Besser: Laufen Sie Ihrem aktuellen Leistungsniveau entsprechend und nicht einer Wunschzeit hinterher. So haben Sie die Gewissheit, dass Sie sich nach und nach verbessern und vielleicht am Ende doch noch bei Ihrer Wunschzeit landen.
10. Tanz auf verschiedenen Hochzeiten
Sie laufen gerne Wettkämpfe, möchten gleichzeitig aber auch die Club-Trainings nicht missen. Sie hangeln sich von Wettkampf zu Wettkampf und verpassen im Club keine einzige Intervall-Einheit. Sie müssen aber feststellen, dass Sie weder an den Wettkämpfen noch im Club-Training mit den gleich starken Läufern der letzten Jahre mithalten können.

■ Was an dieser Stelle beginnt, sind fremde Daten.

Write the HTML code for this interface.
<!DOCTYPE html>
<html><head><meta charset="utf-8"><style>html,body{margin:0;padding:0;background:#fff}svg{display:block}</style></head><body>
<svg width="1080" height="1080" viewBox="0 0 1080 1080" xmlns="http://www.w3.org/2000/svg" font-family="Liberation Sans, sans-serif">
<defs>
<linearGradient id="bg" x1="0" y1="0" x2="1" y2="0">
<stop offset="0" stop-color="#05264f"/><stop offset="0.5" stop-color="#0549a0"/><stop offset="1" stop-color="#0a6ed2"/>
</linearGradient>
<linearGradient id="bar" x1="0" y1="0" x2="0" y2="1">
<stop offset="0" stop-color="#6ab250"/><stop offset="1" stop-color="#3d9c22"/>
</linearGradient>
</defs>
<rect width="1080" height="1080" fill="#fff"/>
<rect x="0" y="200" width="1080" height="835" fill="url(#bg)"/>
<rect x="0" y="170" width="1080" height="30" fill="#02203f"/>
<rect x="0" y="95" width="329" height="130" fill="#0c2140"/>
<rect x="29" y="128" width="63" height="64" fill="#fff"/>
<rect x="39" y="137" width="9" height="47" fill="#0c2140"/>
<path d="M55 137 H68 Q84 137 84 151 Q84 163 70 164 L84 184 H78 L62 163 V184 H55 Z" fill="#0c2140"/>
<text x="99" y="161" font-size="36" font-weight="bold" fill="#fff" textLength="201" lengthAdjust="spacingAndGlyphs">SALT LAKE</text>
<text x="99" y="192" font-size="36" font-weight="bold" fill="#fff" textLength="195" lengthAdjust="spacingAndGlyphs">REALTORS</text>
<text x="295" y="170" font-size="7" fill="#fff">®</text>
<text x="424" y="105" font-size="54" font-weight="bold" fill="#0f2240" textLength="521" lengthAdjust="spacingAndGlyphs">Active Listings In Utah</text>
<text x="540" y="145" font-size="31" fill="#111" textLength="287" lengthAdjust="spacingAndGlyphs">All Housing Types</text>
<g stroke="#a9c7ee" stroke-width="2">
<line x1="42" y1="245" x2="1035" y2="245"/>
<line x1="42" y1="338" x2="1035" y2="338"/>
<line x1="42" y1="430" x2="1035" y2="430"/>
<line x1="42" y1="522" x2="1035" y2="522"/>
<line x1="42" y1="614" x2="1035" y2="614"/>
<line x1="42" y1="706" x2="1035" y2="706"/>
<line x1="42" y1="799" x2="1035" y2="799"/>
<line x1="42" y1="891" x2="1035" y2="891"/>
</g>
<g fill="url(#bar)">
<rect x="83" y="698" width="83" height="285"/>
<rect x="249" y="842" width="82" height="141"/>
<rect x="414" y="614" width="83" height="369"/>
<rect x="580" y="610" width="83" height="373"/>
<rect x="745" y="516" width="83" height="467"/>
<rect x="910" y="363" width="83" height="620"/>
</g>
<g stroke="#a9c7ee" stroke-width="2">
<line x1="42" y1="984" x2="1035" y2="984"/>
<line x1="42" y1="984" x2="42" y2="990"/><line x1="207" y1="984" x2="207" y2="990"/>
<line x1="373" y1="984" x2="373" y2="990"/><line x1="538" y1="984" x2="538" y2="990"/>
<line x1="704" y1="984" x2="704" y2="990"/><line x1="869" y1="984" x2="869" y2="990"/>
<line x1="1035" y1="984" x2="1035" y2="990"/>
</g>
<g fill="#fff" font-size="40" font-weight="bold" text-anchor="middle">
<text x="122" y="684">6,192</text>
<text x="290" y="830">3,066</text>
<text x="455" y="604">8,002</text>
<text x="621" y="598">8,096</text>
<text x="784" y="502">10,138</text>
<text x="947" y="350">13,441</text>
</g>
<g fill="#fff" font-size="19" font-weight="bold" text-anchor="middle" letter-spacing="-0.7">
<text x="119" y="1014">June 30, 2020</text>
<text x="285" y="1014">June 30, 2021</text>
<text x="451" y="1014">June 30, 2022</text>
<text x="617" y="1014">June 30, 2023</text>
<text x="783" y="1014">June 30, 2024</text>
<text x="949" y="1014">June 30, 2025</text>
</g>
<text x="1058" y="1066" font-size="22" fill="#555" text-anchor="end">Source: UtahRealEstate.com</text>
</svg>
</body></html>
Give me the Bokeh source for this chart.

Besser: Bringen Sie Struktur in Ihr Training: Setzen Sie sich zwei grosse Ziele pro Jahr und bereiten Sie diese mit drei bis maximal vier Wettkämpfen vor. Führen Sie nach Wettkämpfen eine Erholungswoche durch und laufen Sie erst wieder intensiv, wenn pro Rennmeile ein Tag verstrichen ist.